Patient Medication Safety
Unfortunately, medication errors happen. They happen in hospitals, in pharmacies, and even at home. The more information you have, the better able you are to prevent errors and take care of yourself. Find out all you can about your conditions and the medication(s) you are taking — including over-the-counter medications. What you learn will help protect you.
Your doctors, nurses and pharmacists work hard to keep you healthy, but you are also responsible. Learn what questions to ask. Expect answers...it’s your life and your health!
Remember...medication error prevention is a shared responsibility.
Following are suggestions about how you can help prevent medication errors if you are hospitalized.
•When you come to the hospital, bring a list of the medications, nutritional supplements, vitamins, over-the-counter medications and herbal medications you are taking at home.
•If you bring your medications to the hospital, send them home with your family once the nursing staff has seen them. While you are in the hospital, you may not need the same medications.
•Tell your doctor you want to know the names of the medications you will be receiving while in the hospital and the reason you are taking them. That way, if anyone tells you anything different, you’ll know to ask questions, which might prevent an error.
•Look at all medications before you take them. If it doesn’t look like what you usually take, ask why.
•Do not let anyone give you medications without checking your name band. This helps prevent you from getting someone else’s medications.
•Remind your nurse and doctor if you have allergies.
•When you get ready to go home, have the doctor or nurse go over each medication with you and a family member.
Avoiding Treatment Errors
Find out what is planned for you each day so you can ask questions about tests or treatments that seem unusual.
It may be helpful to ask a family member or friend to listen with you when staff explains a diagnosis, treatment, test result or discharge plan
Write down questions you have for physicians about your procedure, treatment and medications.
If you are visiting a family member and notice any unusual level of confusion, talk with the nursing staff about safety options.
- Ask for help from the nursing staff if you need to get out of bed or use the bathroom, especially at night.
- Don’t be embarrassed to ask for help.
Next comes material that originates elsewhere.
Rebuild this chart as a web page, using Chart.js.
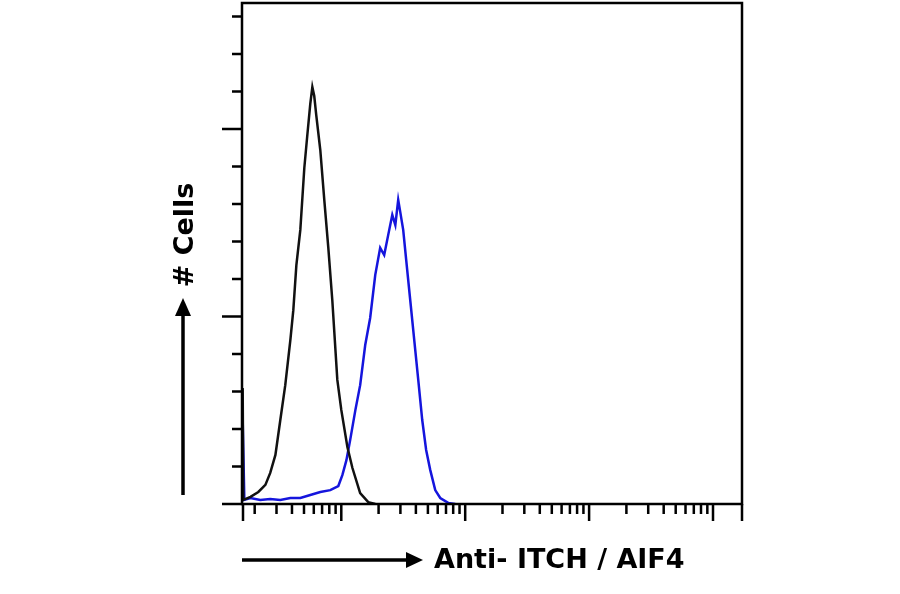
<!DOCTYPE html>
<html><head><meta charset="utf-8">
<script src="https://cdn.jsdelivr.net/npm/chart.js"></script>
<style>html,body{margin:0;padding:0;background:#fff;width:900px;height:594px;overflow:hidden}</style>
</head><body><canvas id="c" width="900" height="594"></canvas>
<script>
const controlX=[1.60,1.62,1.85,2.14,2.44,2.67,2.94,3.22,3.53,3.88,4.10,4.34,4.67,5.03,5.32,5.62,5.84,6.05,6.28,6.77,7.29,7.85,8.46,9.29,10.0,11.2,12.3,14.2,16.5,18.8];
const controlY=[3.09,0.11,0.19,0.32,0.51,0.83,1.31,2.24,3.17,4.37,5.17,6.37,7.31,8.96,9.84,10.67,11.12,10.88,10.37,9.44,8.11,6.85,5.44,3.31,2.51,1.52,0.96,0.29,0.05,0];
const stainX=[1.60,1.65,1.85,2.22,2.67,3.22,3.88,4.67,5.62,6.77,8.15,9.46,10.2,11.0,11.8,13.0,14.2,15.6,17.1,18.8,20.6,22.2,23.9,25.8,27.3,28.8,29.9,31.6,33.4,36.0,38.8,41.8,45.0,48.4,52.2,57.3,62.9,72.9,83.0];
const stainY=[2.24,0.11,0.16,0.11,0.13,0.11,0.16,0.16,0.24,0.32,0.37,0.48,0.77,1.17,1.71,2.51,3.17,4.24,4.96,6.11,6.83,6.64,7.17,7.71,7.44,8.11,7.79,7.31,6.51,5.44,4.37,3.31,2.24,1.44,0.91,0.37,0.16,0.03,0];
const yTicks=[0,1,2,3,4,5,6,7,8,9,10,11,12,13];
const yMajor=[0,5,10];
const xMajor=[10,100,1000,10000];
const xMinor=[2,3,4,5,6,7,8,9,20,30,40,50,60,70,80,90,200,300,400,500,600,700,800,900,2000,3000,4000,5000,6000,7000,8000,9000];
const xLabel='Anti- ITCH / AIF4', yLabel='# Cells';
const pts=(xs,ys)=>xs.map((x,i)=>({x:x,y:ys[i]}));
const axisPlugin={id:'ax',afterDraw(ch){
 const c=ch.ctx,a=ch.chartArea,xs=ch.scales.x,ys=ch.scales.y;
 c.save();c.strokeStyle='#000';c.lineWidth=2.5;
 c.strokeRect(a.left,a.top,a.right-a.left,a.bottom-a.top);
 c.beginPath();
 yTicks.forEach(v=>{const p=ys.getPixelForValue(v);const L=yMajor.includes(v)?20:10;c.moveTo(a.left,p);c.lineTo(a.left-L,p);});
 xMajor.forEach(v=>{const p=xs.getPixelForValue(v);c.moveTo(p,a.bottom);c.lineTo(p,a.bottom+17);});
 c.moveTo(a.left+1,a.bottom);c.lineTo(a.left+1,a.bottom+17);
 c.moveTo(a.right,a.bottom);c.lineTo(a.right,a.bottom+17);
 xMinor.forEach(v=>{const p=xs.getPixelForValue(v);if(p>a.left+3){c.moveTo(p,a.bottom);c.lineTo(p,a.bottom+10);}});
 c.stroke();
 c.lineWidth=3.5;c.fillStyle='#000';
 c.beginPath();c.moveTo(242,560);c.lineTo(410,560);c.stroke();
 c.beginPath();c.moveTo(423,560);c.lineTo(406,552);c.lineTo(406,568);c.closePath();c.fill();
 c.font='bold 27px "DejaVu Sans"';c.textBaseline='middle';c.textAlign='left';
 c.fillText(xLabel,434,561);
 c.beginPath();c.moveTo(183,495);c.lineTo(183,312);c.stroke();
 c.beginPath();c.moveTo(183,298);c.lineTo(175,316);c.lineTo(191,316);c.closePath();c.fill();
 c.translate(186,235);c.rotate(-Math.PI/2);c.textAlign='center';c.fillText(yLabel,0,0);
 c.restore();}};
new Chart(document.getElementById('c'),{type:'scatter',
 data:{datasets:[
  {data:pts(controlX,controlY),showLine:true,borderColor:'#111',borderWidth:2.5,pointRadius:0,tension:0},
  {data:pts(stainX,stainY),showLine:true,borderColor:'#1515dd',borderWidth:2.5,pointRadius:0,tension:0}]},
 options:{responsive:false,animation:false,
  layout:{padding:{left:242,right:158,top:3,bottom:90}},
  plugins:{legend:{display:false},tooltip:{enabled:false}},
  scales:{x:{type:'logarithmic',min:1.58,max:17140,display:false},
          y:{min:0,max:13.36,display:false}}},
 plugins:[axisPlugin]});
</script></body></html>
Try to call for help before your need becomes urgent. Keep your call button near you.
- Make sure there is enough light to see, and keep your eyeglasses near you.
- Never climb over bed rails.
- Wear slippers with rubber soles to prevent slipping.
- Let a staff person know about any fluids or objects on the floor that could cause a fall.
Other Safety Tips
- Dentures, hearing aids and glasses are the most commonly lost items in hospitals. Please make sure they are not left on food trays or in bed linens. Remember where you put them.
- Make sure you know how to use your nurse call button and where others are located.
- Your doctor or nurse should approve all food from home and restaurants.
- No one but staff should touch medical equipment.
- Ask staff to explain what the equipment does, and what the alarms mean. Call your nurse if an alarm sounds.